Bruno Contrada e i pericoli di Stato

Giunge notizia che la Grande Camera ha rigettato l’appello proposto a suo tempo dal governo italiano contro la sentenza con la quale la Corte Europea dei diritti umani aveva condannato l’Italia al risarcimento del danno a favore di Bruno Contrada per averlo condannato in forza di un reato inesistente nel codice penale: concorso esterno in associazione mafiosa. Propongo qui due ordini di riflessione. Il primo.

E’ mai possibile che ancora si stenti a capire che la semplice circostanza che un essere umano sia stato condannato per un reato non espressamente previsto dal codice penale fa a pugni con la Costituzione e, prima ancora, con ogni possibile razionalità giuridica? E’ mai possibile che ancora si stenti a capire che ogni condotta delittuosa, per essere punibile, deve prima essere come tale prevista in modo preciso da un testo di legge di carattere penale? E’ mai possibile che si stenti a capire che nel momento stesso in cui lo Stato pone in esecuzione condanne per un reato – come il concorso esterno – inesistente, ma soltanto frutto di una escogitazione della giurisprudenza – anzi della “giuri-spregiudicatezza” ( che appunto è il contrario della giurisprudenza ) – rischia di collocarsi sullo stesso piano di coloro che commettono illeciti, perché non c’è peggior illecito di quello commesso attraverso i percorsi istituzionali?

Ebbene, se è accaduto, vuol dire non solo che è possibile, ma anche che lo è ripetutamente, non portando l’esperienza pregressa alcun tipo di sana riflessione in senso contrario.

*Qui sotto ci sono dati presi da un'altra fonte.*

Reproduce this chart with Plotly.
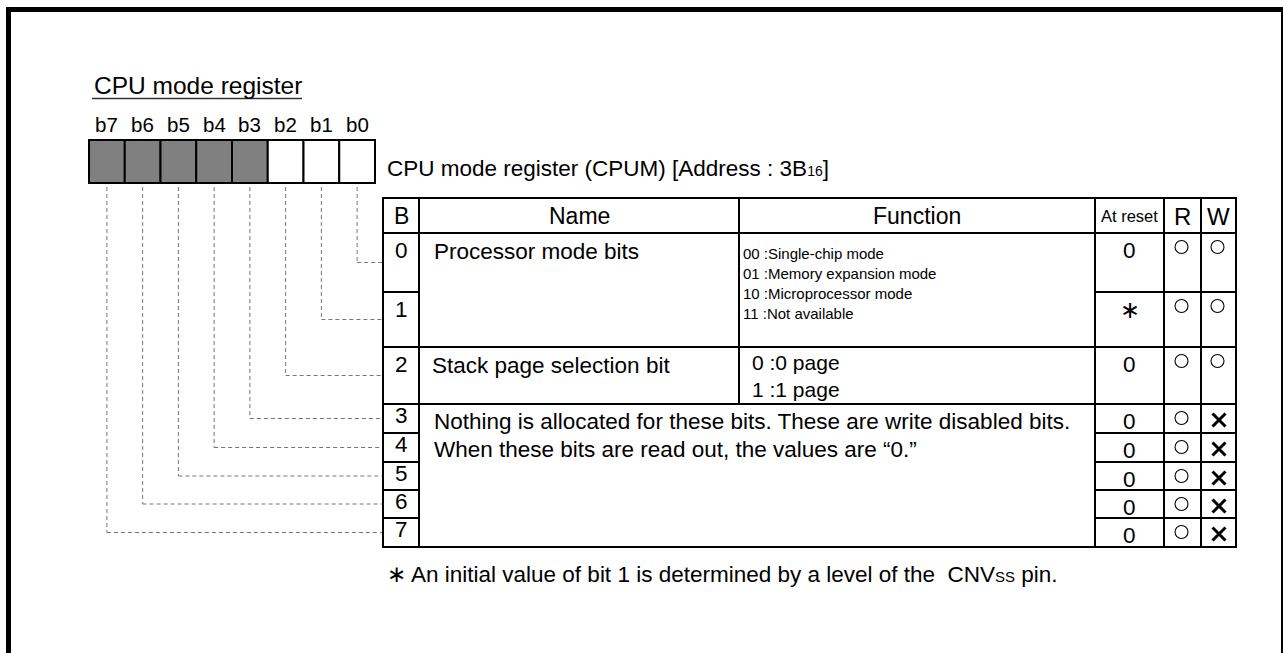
import plotly.graph_objects as go

W, H = 1283, 653
FONT = "Liberation Sans, Arial, sans-serif"

# ---------------- data ----------------
title_text = "CPU mode register"
register_label = "CPU mode register (CPUM) [Address : 3B<span style='font-size:14px'>16</span>]"
bit_labels = ["b7", "b6", "b5", "b4", "b3", "b2", "b1", "b0"]
bit_reserved = [True, True, True, True, True, False, False, False]   # b7 .. b0
headers = ["B", "Name", "Function", "At reset", "R", "W"]
table_bits = ["0", "1", "2", "3", "4", "5", "6", "7"]
at_reset = ["0", "∗", "0", "0", "0", "0", "0", "0"]
read_ok = [True, True, True, True, True, True, True, True]
write_ok = [True, True, True, False, False, False, False, False]
name_proc = "Processor mode bits"
func_proc = ["00 :Single-chip mode", "01 :Memory expansion mode",
             "10 :Microprocessor mode", "11 :Not available"]
name_stack = "Stack page selection bit"
func_stack = ["0 :0 page", "1 :1 page"]
reserved_note = ["Nothing is allocated for these bits. These are write disabled bits.",
                 "When these bits are read out, the values are \u201c0.\u201d"]
footnote = "\u2217 An initial value of bit 1 is determined by a level of the  CNV<span style='font-size:15px'>SS</span> pin."

# ---------------- geometry ----------------
box_x0, box_w, box_y0, box_y1 = 89, 35.75, 140, 183
col = [383, 419, 739, 1095, 1164, 1201, 1236]
rows = [198, 233, 292, 347, 404, 433, 462, 490, 518, 547]
TW = 2

shapes = []
ann = []


def line(x0, y0, x1, y1, width=TW, color="black", dash=None):
    d = dict(type="line", x0=x0, y0=y0, x1=x1, y1=y1, xref="x", yref="y",
             line=dict(color=color, width=width))
    if dash:
        d["line"]["dash"] = dash
    shapes.append(d)


def text(x, y, s, size=22.5, anchor="left"):
    ann.append(dict(x=x, y=y, xref="x", yref="y", text=s, showarrow=False,
                    xanchor=anchor, yanchor="middle",
                    font=dict(family=FONT, size=size, color="black")))


# outer frame
shapes.append(dict(type="rect", x0=8.5, y0=9.5, x1=1283.5, y1=700, xref="x", yref="y",
                   line=dict(color="black", width=5), fillcolor="rgba(0,0,0,0)"))

# title
text(92, 85, title_text, size=24.5)
line(92, 98.5, 302, 98.5, width=1.3, color="#333")

# bit boxes + labels
for i, lab in enumerate(bit_labels):
    x0 = box_x0 + i * box_w
    shapes.append(dict(type="rect", x0=x0, x1=x0 + box_w, y0=box_y0, y1=box_y1,
                       xref="x", yref="y", line=dict(color="black", width=2),
                       fillcolor="#808080" if bit_reserved[i] else "white", layer="above"))
    text(x0 + box_w / 2, 124, lab, size=20.5, anchor="center")

text(385, 168, register_label, size=22.5)

# dashed leader lines
for i in range(8):
    bit = 7 - i
    cx = box_x0 + i * box_w + box_w / 2
    ry = (rows[bit + 1] + rows[bit + 2]) / 2
    line(cx, box_y1 + 4, cx, ry, width=1, color="#777", dash="4px,3px")
    line(cx, ry, col[0], ry, width=1, color="#777", dash="4px,3px")

# table grid
L, R = col[0], col[-1]
shapes.append(dict(type="rect", x0=L, x1=R, y0=rows[0], y1=rows[-1], xref="x", yref="y",
                   line=dict(color="black", width=TW), fillcolor="rgba(0,0,0,0)"))
for c in (col[1], col[3], col[4], col[5]):
    line(c, rows[0], c, rows[-1])
line(col[2], rows[0], col[2], rows[4])
for r in (rows[1], rows[3], rows[4]):
    line(L, r, R, r)
for r in (rows[2], rows[5], rows[6], rows[7], rows[8]):
    line(col[0], r, col[1], r)
    line(col[3], r, col[6], r)

# header
hy = (rows[0] + rows[1]) / 2 + 0.5
hsizes = [23, 23, 23, 16.5, 24, 24]
for j, h in enumerate(headers):
    text((col[j] + col[j + 1]) / 2, hy, h, size=hsizes[j], anchor="center")

# bit rows
rc = (col[4] + col[5]) / 2 - 1
wc = (col[5] + col[6]) / 2 - 1
rx, ry_, wx_o, wy_o, wx_x, wy_x = [], [], [], [], [], []
for k, b in enumerate(table_bits):
    top, bot = rows[k + 1], rows[k + 2]
    big = (bot - top) > 40
    text((col[0] + col[1]) / 2, top + (17 if big else 11), b, size=22.5, anchor="center")
    text((col[3] + col[4]) / 2, top + 17, at_reset[k],
         size=22.5 if at_reset[k] != "∗" else 24, anchor="center")
    if read_ok[k]:
        rx.append(rc); ry_.append(top + 14)
    if write_ok[k]:
        wx_o.append(wc); wy_o.append(top + 14)
    else:
        wx_x.append(wc + 1.5); wy_x.append(top + 16)

text(432, rows[1] + 18, name_proc)
for n, f in enumerate(func_proc):
    text(741, 253 + 20 * n, f, size=15)
text(430, rows[3] + 18, name_stack)
for n, f in enumerate(func_stack):
    text(750, 362 + 27 * n, f, size=21)
for n, s in enumerate(reserved_note):
    text(432, 421 + 28.5 * n, s)

text(385, 574, footnote)

fig = go.Figure()
fig.add_trace(go.Scatter(x=rx + wx_o, y=ry_ + wy_o, mode="markers", hoverinfo="skip",
                         marker=dict(symbol="circle-open", size=13, color="black",
                                     line=dict(width=1.1))))
fig.add_trace(go.Scatter(x=wx_x, y=wy_x, mode="markers", hoverinfo="skip",
                         marker=dict(symbol="x-thin-open", size=13, color="black",
                                     line=dict(width=3))))

fig.update_layout(
    width=W, height=H, margin=dict(l=0, r=0, t=0, b=0),
    paper_bgcolor="white", plot_bgcolor="white", showlegend=False,
    xaxis=dict(range=[0, W], visible=False, fixedrange=True),
    yaxis=dict(range=[H, 0], visible=False, fixedrange=True),
    shapes=shapes, annotations=ann,
)
fig.write_html("out.html", config={"displayModeBar": False},
               post_script="document.body.style.margin='0';document.body.style.overflow='hidden';")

Già soltanto ponendosi su questo piano, le istituzioni si collocano al di fuori della cornice tipica dello Stato di diritto, ma nessuno o pochi sembrano accorgersene. Il secondo ordine di riflessione. Lo Stato italiano, dopo la sentenza con la quale la Corte Europea dei diritti umani ha condannato l’Italia, affermando sostanzialmente che a Contrada non si poteva contestare un reato dai contorni imprecisati e vaghi, non solo non ne cava senso alcuno in termini di lezione di diritto, ma in sovrappiù insiste, appellando la sentenza che assegna a Contrada un risarcimento del danno subito. Come dire che “repetita… non iuvant”, il che se per una qualunque persona è grave, per uno Stato è una vera tragedia.

Che significato assume infatti l’appello avanzato contro quella sentenza? Diversi significati e tutti pericolosi. Primo significato: lo Stato ritiene di essere nel giusto, di aver cioè fatto bene a condannare Contrada per un reato inesistente, perché non voluto dal legislatore. Secondo significato: lo Stato ritiene di non essere tenuto a pagare il risarcimento. Terzo significato: lo Stato mostra di non aver la minima idea che nessuna somma, per quanto grande, potrà restituire a Contrada ciò che gli è stato sottratto in oltre vent’anni di processi, in termini di vita, onorabilità, carriera, reputazione sociale ecc. Quarto significato: lo Stato non capisce nulla di diritto, tanto meno di diritto penale. Quinto significato: lo Stato è pericoloso per se e per gli altri. Può bastare?